Task
Copy exactly, leaving out every image, the lines from the one with "Reproduce this chart with matplotlib." through the one with "fig.patch.set_facecolor('white')", inclusive.

╔══

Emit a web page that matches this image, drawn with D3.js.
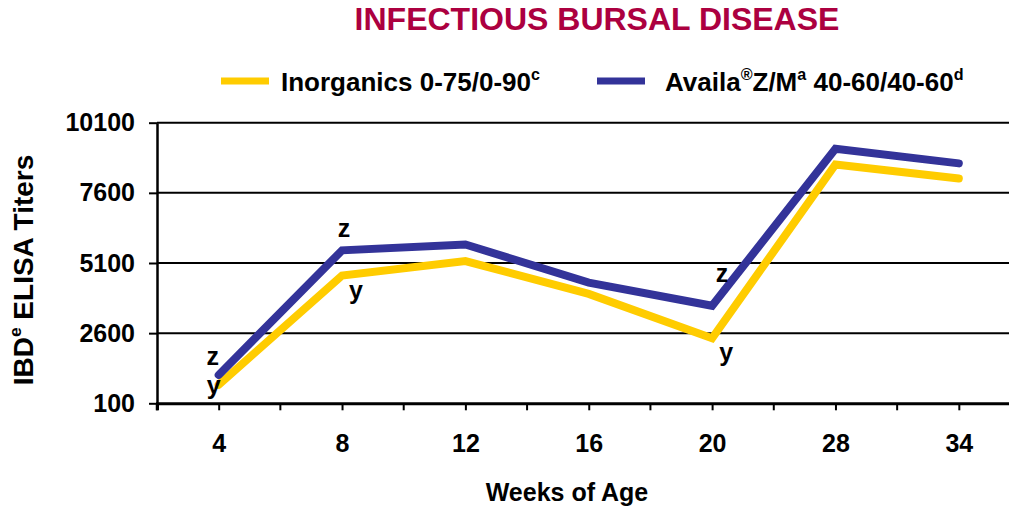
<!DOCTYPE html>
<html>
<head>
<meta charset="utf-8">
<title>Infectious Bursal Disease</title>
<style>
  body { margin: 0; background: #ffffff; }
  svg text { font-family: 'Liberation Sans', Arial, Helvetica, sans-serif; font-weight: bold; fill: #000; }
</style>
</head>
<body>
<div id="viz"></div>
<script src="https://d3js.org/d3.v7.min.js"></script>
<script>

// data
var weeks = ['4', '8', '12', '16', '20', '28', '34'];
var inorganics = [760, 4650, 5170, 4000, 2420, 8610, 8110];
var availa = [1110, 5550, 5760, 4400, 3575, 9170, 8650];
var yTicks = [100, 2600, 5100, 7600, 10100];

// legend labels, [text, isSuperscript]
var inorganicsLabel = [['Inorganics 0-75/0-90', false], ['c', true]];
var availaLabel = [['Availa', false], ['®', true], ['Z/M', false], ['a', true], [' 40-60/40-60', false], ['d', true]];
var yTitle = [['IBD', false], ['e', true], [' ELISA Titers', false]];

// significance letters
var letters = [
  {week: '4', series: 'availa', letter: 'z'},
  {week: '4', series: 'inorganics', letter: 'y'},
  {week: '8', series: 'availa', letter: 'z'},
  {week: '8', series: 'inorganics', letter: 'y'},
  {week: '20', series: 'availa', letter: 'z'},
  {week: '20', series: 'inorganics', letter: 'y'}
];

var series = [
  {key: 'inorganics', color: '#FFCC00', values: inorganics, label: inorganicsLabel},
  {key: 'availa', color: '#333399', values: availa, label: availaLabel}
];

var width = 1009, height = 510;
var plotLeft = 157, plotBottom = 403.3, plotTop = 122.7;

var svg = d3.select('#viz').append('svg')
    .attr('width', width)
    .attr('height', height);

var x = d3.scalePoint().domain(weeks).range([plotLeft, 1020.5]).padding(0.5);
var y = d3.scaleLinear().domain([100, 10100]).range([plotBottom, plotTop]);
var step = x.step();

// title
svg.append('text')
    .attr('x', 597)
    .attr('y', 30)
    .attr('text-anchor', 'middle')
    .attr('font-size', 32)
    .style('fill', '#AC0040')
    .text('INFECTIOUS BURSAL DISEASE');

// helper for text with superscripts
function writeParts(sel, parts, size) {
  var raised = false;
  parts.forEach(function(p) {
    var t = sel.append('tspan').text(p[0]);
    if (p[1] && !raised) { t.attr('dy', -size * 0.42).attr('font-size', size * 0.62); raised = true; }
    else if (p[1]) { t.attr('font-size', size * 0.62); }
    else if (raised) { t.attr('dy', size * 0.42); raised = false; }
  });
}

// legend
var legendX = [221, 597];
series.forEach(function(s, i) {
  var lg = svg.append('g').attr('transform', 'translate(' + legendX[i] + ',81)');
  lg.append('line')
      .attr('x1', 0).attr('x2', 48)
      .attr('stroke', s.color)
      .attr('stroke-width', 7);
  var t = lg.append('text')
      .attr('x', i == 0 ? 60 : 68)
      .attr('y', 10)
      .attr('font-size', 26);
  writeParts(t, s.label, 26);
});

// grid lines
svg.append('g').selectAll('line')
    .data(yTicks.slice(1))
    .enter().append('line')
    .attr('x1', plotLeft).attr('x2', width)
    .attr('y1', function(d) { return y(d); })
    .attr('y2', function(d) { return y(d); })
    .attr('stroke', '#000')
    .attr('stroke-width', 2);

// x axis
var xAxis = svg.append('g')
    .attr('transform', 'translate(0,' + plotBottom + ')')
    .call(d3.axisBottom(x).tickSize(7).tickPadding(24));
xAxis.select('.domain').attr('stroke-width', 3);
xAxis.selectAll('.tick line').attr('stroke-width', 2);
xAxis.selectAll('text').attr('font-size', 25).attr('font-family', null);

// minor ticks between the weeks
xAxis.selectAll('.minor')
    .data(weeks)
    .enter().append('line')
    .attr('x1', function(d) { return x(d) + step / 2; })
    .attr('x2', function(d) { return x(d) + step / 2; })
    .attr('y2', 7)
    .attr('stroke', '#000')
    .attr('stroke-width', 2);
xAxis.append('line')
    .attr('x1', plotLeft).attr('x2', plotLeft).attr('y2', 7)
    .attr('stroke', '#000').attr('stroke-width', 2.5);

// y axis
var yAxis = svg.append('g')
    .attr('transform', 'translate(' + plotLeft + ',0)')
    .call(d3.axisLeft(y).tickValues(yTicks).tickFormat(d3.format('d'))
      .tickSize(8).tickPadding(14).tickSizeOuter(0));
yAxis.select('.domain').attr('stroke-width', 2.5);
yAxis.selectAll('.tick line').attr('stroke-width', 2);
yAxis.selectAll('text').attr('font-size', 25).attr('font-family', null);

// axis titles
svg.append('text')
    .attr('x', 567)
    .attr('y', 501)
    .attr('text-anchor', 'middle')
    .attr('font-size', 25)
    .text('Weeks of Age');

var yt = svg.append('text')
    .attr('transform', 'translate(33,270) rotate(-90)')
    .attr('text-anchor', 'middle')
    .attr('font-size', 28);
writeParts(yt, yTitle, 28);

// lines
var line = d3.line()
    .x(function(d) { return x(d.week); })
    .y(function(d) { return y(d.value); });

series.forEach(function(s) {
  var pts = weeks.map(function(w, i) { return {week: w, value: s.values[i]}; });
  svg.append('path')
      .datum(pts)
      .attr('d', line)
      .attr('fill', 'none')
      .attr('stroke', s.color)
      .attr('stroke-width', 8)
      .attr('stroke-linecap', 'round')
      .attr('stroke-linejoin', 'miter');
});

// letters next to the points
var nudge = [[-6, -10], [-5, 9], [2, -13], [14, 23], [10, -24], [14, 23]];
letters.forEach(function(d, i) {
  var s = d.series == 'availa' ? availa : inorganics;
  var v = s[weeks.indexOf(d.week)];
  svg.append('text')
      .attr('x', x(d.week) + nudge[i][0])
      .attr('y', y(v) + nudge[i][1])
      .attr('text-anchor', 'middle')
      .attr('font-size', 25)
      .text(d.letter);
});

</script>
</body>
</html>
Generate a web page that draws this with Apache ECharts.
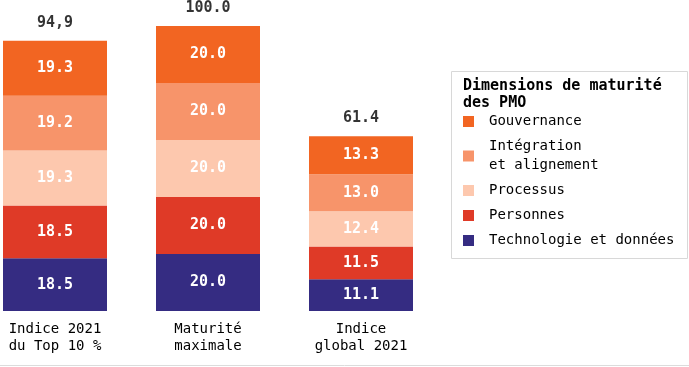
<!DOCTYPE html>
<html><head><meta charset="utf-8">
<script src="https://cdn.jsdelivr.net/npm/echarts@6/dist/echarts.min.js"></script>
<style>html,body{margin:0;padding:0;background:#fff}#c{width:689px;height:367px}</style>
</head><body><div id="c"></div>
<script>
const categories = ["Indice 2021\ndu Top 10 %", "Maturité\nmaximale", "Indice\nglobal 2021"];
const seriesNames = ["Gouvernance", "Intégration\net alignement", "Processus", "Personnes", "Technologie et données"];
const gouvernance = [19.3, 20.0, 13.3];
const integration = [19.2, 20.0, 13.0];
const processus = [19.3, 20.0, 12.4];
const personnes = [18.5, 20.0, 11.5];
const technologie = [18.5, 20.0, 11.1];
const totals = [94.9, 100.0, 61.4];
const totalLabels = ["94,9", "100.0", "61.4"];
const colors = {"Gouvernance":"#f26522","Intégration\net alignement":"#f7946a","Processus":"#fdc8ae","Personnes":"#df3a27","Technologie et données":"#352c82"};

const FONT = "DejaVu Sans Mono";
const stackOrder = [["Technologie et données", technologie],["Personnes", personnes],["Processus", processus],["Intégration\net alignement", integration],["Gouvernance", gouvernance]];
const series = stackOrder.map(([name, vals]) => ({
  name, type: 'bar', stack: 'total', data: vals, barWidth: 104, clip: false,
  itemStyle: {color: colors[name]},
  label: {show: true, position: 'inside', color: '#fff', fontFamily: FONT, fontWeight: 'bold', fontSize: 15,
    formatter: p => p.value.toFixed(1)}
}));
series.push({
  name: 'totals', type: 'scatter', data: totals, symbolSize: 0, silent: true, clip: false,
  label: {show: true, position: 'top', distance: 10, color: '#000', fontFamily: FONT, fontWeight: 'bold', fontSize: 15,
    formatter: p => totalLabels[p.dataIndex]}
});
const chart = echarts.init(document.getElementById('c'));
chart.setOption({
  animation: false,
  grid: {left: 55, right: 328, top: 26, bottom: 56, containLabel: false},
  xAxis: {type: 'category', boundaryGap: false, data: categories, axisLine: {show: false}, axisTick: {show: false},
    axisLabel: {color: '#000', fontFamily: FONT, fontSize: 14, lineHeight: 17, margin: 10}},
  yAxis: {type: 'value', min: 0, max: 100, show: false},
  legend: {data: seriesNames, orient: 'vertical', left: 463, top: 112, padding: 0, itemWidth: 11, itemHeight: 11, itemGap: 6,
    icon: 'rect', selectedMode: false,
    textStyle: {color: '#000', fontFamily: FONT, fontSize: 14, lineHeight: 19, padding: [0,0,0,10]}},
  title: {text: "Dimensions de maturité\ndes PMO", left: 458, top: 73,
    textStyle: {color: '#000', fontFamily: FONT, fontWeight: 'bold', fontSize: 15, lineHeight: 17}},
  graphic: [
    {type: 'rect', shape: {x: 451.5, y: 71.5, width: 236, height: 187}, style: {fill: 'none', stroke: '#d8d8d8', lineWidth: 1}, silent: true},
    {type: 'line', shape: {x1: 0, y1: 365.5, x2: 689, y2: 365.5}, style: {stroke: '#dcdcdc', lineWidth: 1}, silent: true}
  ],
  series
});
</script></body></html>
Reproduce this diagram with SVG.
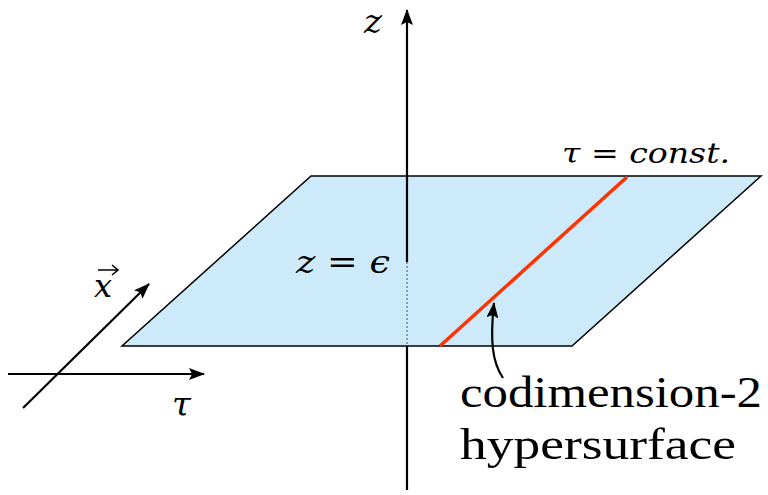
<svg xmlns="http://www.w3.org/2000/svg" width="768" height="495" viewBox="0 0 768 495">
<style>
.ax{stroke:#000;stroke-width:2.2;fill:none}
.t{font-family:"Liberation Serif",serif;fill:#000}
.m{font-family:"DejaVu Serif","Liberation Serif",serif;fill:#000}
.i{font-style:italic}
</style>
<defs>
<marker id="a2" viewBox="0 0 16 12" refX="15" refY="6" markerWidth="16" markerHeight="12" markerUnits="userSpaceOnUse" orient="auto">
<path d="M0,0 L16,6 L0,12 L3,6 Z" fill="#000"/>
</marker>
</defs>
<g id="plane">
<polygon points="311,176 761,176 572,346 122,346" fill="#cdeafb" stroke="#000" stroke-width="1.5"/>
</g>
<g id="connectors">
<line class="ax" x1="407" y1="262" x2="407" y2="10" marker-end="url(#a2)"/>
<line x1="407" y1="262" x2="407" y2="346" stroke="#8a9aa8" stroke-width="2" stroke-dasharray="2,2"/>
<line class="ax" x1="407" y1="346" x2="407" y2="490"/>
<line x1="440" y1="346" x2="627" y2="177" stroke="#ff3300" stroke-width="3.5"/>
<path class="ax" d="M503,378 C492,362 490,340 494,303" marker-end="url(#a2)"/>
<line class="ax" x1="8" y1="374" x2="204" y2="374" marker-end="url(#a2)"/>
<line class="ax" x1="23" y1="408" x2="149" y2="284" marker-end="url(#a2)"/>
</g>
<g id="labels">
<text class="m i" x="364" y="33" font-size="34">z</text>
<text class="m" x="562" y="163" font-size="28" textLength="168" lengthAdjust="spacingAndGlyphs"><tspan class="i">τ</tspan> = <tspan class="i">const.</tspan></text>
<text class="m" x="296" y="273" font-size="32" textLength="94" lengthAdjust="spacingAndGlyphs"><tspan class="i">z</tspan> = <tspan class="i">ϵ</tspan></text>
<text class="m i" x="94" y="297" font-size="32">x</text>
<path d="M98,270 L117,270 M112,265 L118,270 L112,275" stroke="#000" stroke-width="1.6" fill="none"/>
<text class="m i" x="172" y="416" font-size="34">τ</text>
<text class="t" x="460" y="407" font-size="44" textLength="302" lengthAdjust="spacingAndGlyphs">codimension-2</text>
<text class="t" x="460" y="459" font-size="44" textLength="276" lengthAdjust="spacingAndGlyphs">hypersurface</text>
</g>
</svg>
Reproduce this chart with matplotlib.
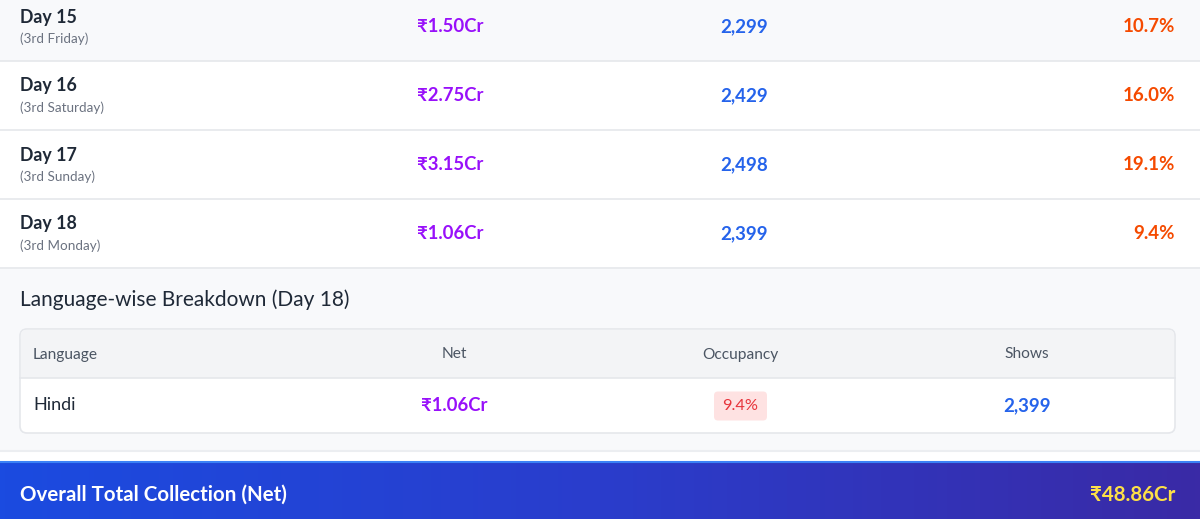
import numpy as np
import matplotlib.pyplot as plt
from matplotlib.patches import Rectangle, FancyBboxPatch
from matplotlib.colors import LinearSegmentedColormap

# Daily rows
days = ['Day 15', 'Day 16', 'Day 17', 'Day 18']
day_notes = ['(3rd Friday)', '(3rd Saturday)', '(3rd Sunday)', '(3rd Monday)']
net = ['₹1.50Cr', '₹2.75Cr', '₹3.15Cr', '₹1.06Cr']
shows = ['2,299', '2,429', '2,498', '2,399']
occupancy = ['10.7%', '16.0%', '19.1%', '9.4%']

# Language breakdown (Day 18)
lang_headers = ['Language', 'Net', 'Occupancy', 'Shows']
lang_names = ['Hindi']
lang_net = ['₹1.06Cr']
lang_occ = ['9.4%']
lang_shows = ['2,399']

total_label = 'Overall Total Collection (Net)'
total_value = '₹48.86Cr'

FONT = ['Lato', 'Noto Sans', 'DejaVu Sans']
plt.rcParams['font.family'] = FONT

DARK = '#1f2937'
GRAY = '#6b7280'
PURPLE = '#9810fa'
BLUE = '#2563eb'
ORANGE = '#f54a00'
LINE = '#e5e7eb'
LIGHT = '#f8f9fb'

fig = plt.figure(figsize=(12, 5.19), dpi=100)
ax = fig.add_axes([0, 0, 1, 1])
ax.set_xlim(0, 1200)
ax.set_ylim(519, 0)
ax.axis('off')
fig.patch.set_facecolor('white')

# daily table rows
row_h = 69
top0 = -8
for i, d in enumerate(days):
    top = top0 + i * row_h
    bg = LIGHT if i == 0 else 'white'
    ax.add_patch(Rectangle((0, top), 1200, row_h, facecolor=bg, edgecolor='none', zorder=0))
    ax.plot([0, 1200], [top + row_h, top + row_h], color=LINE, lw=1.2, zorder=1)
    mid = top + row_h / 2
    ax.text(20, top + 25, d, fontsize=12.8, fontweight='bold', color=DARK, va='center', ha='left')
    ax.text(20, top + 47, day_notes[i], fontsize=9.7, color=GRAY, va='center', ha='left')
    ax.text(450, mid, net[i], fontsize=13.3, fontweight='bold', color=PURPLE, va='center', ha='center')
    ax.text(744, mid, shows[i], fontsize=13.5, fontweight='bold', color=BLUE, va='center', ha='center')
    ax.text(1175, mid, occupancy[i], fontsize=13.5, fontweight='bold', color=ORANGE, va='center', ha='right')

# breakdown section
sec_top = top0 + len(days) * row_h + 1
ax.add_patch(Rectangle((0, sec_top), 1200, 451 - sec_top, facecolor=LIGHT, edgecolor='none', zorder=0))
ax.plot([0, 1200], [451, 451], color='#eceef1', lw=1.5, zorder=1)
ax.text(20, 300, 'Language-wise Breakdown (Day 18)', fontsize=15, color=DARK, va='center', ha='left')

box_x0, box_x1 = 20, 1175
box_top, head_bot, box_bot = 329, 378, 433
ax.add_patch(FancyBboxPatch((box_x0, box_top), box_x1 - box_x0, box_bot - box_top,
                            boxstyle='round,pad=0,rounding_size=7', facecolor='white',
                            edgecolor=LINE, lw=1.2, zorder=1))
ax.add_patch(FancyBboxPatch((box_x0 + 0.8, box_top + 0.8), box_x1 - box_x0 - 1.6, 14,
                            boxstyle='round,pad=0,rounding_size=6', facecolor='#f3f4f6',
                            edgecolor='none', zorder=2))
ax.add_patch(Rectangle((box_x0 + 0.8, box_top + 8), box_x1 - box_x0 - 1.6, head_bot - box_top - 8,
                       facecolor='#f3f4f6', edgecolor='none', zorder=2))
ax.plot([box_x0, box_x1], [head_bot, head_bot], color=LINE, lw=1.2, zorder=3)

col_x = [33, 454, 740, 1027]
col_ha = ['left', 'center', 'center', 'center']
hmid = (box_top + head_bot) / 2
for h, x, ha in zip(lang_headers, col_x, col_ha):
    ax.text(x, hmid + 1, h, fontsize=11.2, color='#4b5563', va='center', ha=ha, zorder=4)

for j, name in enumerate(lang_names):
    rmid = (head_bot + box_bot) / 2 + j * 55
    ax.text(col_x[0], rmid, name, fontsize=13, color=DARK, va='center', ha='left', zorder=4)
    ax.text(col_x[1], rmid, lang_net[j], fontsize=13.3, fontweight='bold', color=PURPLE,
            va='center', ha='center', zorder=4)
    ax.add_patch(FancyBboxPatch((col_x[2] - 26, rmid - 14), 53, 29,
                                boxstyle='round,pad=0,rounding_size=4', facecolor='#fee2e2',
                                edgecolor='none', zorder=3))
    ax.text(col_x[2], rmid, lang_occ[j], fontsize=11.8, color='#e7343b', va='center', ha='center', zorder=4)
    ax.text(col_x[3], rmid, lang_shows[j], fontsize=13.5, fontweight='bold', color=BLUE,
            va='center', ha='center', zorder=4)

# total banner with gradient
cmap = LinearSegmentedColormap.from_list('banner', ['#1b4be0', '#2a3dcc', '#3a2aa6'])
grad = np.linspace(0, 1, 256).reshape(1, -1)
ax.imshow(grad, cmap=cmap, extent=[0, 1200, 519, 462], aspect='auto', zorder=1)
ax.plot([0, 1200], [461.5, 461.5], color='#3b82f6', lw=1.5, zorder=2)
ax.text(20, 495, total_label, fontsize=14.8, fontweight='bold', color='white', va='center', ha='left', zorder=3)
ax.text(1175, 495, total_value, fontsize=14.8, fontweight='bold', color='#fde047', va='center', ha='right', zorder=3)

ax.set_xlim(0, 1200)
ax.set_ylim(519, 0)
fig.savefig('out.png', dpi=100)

╚══

Solution to the exercise
Reproduce this chart with matplotlib.
import numpy as np
import matplotlib.pyplot as plt
from matplotlib.patches import Rectangle, FancyBboxPatch
from matplotlib.colors import LinearSegmentedColormap

# Daily rows
days = ['Day 15', 'Day 16', 'Day 17', 'Day 18']
day_notes = ['(3rd Friday)', '(3rd Saturday)', '(3rd Sunday)', '(3rd Monday)']
net = ['₹1.50Cr', '₹2.75Cr', '₹3.15Cr', '₹1.06Cr']
shows = ['2,299', '2,429', '2,498', '2,399']
occupancy = ['10.7%', '16.0%', '19.1%', '9.4%']

# Language breakdown (Day 18)
lang_headers = ['Language', 'Net', 'Occupancy', 'Shows']
lang_names = ['Hindi']
lang_net = ['₹1.06Cr']
lang_occ = ['9.4%']
lang_shows = ['2,399']

total_label = 'Overall Total Collection (Net)'
total_value = '₹48.86Cr'

FONT = ['Lato', 'Noto Sans', 'DejaVu Sans']
plt.rcParams['font.family'] = FONT

DARK = '#1f2937'
GRAY = '#6b7280'
PURPLE = '#9810fa'
BLUE = '#2563eb'
ORANGE = '#f54a00'
LINE = '#e5e7eb'
LIGHT = '#f8f9fb'

fig = plt.figure(figsize=(12, 5.19), dpi=100)
ax = fig.add_axes([0, 0, 1, 1])
ax.set_xlim(0, 1200)
ax.set_ylim(519, 0)
ax.axis('off')
fig.patch.set_facecolor('white')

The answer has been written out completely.